The implication here is that Saudi is strong enough fiscally and economically to be able to use its oil weapon to target and destroy adversaries. I doubt that this is correct.
In my view Saudi’s situation is precarious. Now it is fighting for survival, not domination. The other parties in the struggle are also fighting to survive. No party is dominant today. That is why they are fighting for market share. To emerge from this each party must seek to destroy its opponents’ ability and will to compete. Under this scenario the struggle for oil dominance will become much more vicious and destructive.
Of course it is possible that the competing parties will declare a truce and compromise their interests.
This is total baloney by Schlumberger CEO. Well, not total baloney, but incorrect. Much of current Saudi oil production is based on existing fields. A correct comparision would only take into account the increase in production since their current drilling program went into implementation, probably since 2010 would be my guess. CEO is either stupid or playing some kind of game.

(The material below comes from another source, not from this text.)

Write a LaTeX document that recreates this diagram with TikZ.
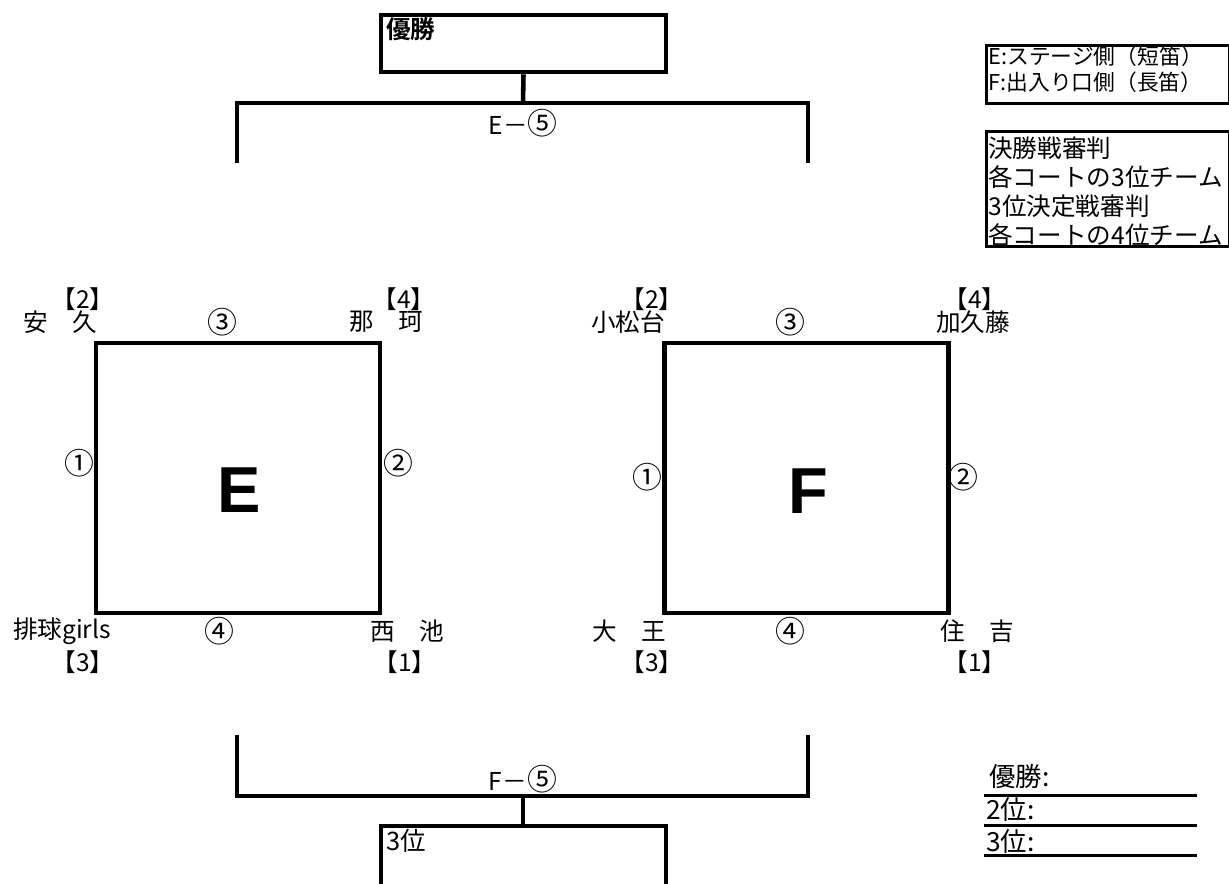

But wait… you shot from the hip before doing the math.
Fracking has steep decline rates. So if in a particular play, an oil company drills 10 wells which all start producing in January, production will decline sharply over the next two years – let’s say by 80% (every play is different, but it’s representative and an easy number to do math with). So just to MAINTAIN production, over those two years, the oil company will have to drill 8 MORE wells. At the end of year two, it will have drilled a total of 18 wells. But now the new wells have the same decline rates, and the company will have to drill even more wells just to maintain production at a flat level. Etc. etc.
Multiply that by thousands of wells across the country.
That’s the treadmill of fracking. And that’s where the big numbers come from. The math is very different in conventional wells where decline rates stretch out over many years, and even decades.
The folks at Schlumberger know what they’re talking about. And when you shot from the hip, you didn’t hit them. Did you check your foot to see if it’s bleeding?
You may be right about the shale treadmill, but I still don’t think it’s a fair comparison. Probably a better comparison would show that Saudi is on a treadmill of their own. After all, their major fields are in decline; that much is certain.
I have heard the Saudi decline narrative for years and some day it will be true. Not really sure if that day is here. I do know that Wolf is right about the shale plays “Red Queen” conundrum. And Geologically, there is little comparison regarding the quality and behavior of the Saudi conventional reservoirs and what I consider to be the pseudo-reservoirs found in the shale patch. Also, at the end of the day, an oil well is only successful if it is economical at current oil prices. We used to have the concept in the industry of “a geologic success and an economic failure”. Too many of those would lead to the reality of “Job failure” followed by unemployment.
I still believe that the oil plays in the vast majority of shale prospects are only viable with prices north of $80/bbl. And that price gets higher drilling away from the fairway.